• David Strittmatter

Harness clarity- achieve your goals & become more productive

A lack of clarity could put the brakes on any journey to success. - Steve Maraboli

Summary:

  • We’re repeatedly procrastinating from doing something often because we don’t have enough clarity about it

  • A lack of clarity implies having no clue about what to do and how much time is needed


Practical advice:

  • How you devise your daily to-do list can have a significant impact on whether you accomplish all your tasks

  • Differentiate between tasks and projects

  • Your daily to-dos are tasks, which you should write down clearly and broken down into small pieces and are derived from your projects


Dear friend,


I’m quite sure that you’ve already experienced the following situation: You constructed a fully loaded to-do list, and you have no idea how you can accomplish this workload. Then unsurprisingly, at the end of the day, more than half of the tasks are still unfinished.

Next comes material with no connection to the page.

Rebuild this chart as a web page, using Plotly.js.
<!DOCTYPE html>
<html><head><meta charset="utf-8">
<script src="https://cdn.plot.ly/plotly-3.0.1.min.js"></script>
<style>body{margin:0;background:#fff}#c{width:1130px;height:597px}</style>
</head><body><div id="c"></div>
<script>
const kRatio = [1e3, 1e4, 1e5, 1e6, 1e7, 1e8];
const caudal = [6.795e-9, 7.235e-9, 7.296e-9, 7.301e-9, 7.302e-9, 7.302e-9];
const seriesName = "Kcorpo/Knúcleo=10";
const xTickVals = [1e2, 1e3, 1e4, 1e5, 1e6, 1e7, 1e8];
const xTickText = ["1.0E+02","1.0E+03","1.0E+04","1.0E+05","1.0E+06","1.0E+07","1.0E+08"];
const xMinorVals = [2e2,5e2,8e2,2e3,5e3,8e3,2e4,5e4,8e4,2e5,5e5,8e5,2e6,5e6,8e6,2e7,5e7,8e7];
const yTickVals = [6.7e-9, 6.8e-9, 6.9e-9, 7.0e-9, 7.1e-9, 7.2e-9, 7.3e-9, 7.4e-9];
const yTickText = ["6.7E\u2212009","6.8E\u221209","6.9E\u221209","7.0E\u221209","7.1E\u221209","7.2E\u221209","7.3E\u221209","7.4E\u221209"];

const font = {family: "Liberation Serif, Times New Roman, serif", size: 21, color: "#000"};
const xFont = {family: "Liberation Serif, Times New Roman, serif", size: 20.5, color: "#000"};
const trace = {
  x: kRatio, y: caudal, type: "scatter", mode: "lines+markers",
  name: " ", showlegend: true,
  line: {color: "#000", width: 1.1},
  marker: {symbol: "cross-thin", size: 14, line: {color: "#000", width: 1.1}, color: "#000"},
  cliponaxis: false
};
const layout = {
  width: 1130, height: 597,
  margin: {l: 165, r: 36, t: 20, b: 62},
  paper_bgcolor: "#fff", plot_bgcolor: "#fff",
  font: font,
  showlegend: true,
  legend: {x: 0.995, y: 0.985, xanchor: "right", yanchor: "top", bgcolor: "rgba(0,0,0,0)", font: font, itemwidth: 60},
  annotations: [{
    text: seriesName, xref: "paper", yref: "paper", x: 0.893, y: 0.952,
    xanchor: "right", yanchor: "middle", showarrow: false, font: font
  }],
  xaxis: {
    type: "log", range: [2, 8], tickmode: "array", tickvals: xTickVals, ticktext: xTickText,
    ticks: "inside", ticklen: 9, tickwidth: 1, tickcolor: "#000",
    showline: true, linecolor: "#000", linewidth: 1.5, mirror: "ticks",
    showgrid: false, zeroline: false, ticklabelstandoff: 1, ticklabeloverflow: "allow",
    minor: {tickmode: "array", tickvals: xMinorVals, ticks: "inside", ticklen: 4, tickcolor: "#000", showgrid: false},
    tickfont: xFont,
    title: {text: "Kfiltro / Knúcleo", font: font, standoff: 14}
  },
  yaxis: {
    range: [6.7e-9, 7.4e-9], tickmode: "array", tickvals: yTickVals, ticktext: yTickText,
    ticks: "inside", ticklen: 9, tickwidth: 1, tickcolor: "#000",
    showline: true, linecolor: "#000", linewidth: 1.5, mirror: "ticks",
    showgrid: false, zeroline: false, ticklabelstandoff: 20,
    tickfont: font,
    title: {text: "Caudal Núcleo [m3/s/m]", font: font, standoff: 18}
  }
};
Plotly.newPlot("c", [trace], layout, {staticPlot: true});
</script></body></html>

When I started to use a bullet journal to structure my workload and create daily to-do lists, I encountered this situation almost every day. It felt very dissatisfying.


Today, I’m able to create to-do lists that I can fully accomplish and help me to be highly productive.


In today’s blog post, I want to talk about the power of clarity, why we often fail to get started and accomplish our daily task lists, and how you can harness clarity to become more productive and effective in achieving your goals.


Why we fail to get started


Often, when we’re repeatedly procrastinating from doing something, it’s because we don’t have enough clarity about the thing.


What do I mean by that?


I used to write down my to-dos very vaguely: “Study math” or “Research topic xyz”. Using these unclear descriptions, you cannot really grasp the size of your endeavor: You don’t know how much time you’ll need today, how much time the project/task will take in total, and what you actually need to do today to get closer to your goal.


Since we consequently don’t really know what we have to do and how much time is actually left, we procrastinate and are unmotivated until the workload manifests, our stress level surges, and the deadline is imminent. In this case, we still don’t know how much time we’ll need to accomplish the task and what we need to do in order to meet the deadline; however, since it’s already too late, we panic and do as much as we can to deliver an

acceptable result.


Even though we love solving problems, accomplishing tasks, and achieving our goals, a lack of clarity - clarity about what we have to do, how much, and when - keeps us from getting things done.


The power of clarity


Instead of listing vaguely described tasks, we should write down our everyday tasks very clearly and broken down into small pieces.


We might write Anatomy revision or Instagram bio redesign on our to-do list. But when it comes to sitting down to work, we see the list, and our brain says nope!


It’s saying nope because there’s just not enough clarity. What the hell does 'Anatomy revision’ mean? We’re unlikely to revise the entirety of the field in one sitting, but we write it on our to-do lists as if we’re going to.


And when we see things such as 'YouTube Channel Strategy’, our brain conjures up the mountain of work that would involve, and we continue to procrastinate from it.


To overcome this issue, we need more clarity in devising our work plans.


How to harness clarity


Think about things you want to achieve this week/this month. Those are your projects. For instance, prepare for an exam, organize a party, go on diet, etc.


When you contemplate your daily tasks, you should use these monthly and weekly to-dos (your projects) and write down clearly what you need to do today to accomplish them. For example, in order to prepare for an exam, you shouldn't write down revisite anatomy, but rather you should write down read pages xy-zx, summarize chapter 6, write introduction for essay. Don’t write down study xyz but concisely and clearly describe what you want to today to achieve your project.


More examples: Clean household is too vague. Doing the laundry, clean the floor, and take out the garbage are better descriptions. The same goes for produce video, organize party, buy Christmas gifts, prepare presentation, etc.


You should aim to break down your daily task in very small pieces so that you immediately know what you have to do. This will allow your brain to understand that the tasks are easily achievable, and the feeling of checking these to-dos off is a very rewarding experience.